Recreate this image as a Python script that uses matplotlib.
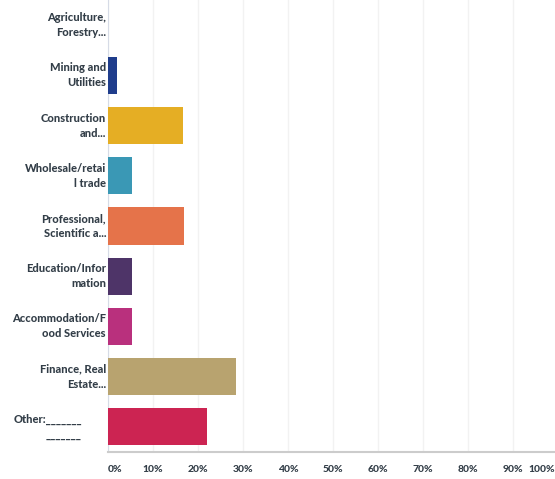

...

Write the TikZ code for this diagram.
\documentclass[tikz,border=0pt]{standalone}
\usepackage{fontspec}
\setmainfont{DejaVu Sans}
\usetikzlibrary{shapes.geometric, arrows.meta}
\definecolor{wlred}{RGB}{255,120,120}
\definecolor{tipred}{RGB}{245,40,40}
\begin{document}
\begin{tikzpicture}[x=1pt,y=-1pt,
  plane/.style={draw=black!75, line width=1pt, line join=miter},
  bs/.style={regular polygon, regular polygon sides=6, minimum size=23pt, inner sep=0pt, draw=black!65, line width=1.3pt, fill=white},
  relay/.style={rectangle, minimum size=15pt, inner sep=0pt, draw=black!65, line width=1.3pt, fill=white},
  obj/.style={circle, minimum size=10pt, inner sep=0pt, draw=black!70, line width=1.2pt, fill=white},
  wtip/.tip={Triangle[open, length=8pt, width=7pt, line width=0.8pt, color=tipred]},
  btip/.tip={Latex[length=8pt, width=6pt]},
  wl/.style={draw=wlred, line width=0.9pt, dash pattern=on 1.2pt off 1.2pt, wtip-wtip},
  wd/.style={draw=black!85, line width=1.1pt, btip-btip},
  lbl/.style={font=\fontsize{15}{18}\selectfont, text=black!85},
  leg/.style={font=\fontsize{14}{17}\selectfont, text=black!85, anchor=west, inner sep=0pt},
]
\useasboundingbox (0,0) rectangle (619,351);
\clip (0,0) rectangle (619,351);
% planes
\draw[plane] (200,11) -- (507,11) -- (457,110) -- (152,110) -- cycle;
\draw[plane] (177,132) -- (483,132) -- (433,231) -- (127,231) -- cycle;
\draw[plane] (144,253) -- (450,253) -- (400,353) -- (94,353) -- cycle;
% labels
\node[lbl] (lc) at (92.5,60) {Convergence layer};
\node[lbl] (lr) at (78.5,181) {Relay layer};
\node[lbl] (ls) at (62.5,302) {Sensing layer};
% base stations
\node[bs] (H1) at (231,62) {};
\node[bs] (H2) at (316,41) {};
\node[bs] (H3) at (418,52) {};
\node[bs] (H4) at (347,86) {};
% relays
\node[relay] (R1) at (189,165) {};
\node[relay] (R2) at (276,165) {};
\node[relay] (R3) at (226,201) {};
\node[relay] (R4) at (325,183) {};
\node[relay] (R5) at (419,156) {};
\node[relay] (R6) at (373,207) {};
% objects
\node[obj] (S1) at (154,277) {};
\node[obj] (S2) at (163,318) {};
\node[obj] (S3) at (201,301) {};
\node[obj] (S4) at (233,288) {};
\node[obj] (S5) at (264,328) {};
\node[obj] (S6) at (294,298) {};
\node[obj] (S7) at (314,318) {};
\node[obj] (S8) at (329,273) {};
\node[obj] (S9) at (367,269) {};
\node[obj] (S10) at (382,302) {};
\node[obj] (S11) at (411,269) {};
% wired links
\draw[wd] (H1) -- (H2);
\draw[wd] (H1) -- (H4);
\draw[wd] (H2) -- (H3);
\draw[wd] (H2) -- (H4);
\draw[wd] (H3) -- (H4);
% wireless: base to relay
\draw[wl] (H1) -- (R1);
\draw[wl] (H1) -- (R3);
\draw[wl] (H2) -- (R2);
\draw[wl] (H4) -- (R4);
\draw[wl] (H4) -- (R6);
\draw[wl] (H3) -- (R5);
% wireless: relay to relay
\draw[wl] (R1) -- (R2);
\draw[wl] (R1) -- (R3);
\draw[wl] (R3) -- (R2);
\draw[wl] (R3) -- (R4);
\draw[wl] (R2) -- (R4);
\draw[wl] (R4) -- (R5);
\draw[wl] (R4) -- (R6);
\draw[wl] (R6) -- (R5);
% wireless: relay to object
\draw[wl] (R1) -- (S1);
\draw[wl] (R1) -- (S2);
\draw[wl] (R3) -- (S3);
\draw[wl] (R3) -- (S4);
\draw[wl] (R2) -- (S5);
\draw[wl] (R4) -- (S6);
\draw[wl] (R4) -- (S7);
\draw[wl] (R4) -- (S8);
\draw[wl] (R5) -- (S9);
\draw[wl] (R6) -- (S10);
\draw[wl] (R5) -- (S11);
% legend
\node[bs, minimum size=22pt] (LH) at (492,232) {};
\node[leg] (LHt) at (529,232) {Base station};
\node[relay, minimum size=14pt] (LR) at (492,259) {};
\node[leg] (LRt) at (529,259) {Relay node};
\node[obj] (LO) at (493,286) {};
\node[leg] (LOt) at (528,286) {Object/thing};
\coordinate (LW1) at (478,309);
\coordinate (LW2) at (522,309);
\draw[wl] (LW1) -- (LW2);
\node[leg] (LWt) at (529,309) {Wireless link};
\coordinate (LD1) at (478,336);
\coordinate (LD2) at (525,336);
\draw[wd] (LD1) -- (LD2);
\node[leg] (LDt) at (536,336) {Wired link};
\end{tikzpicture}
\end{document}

**What to do**
Only the number is wanted: count the lines of the records that hold the word "this".

**Complete response**
2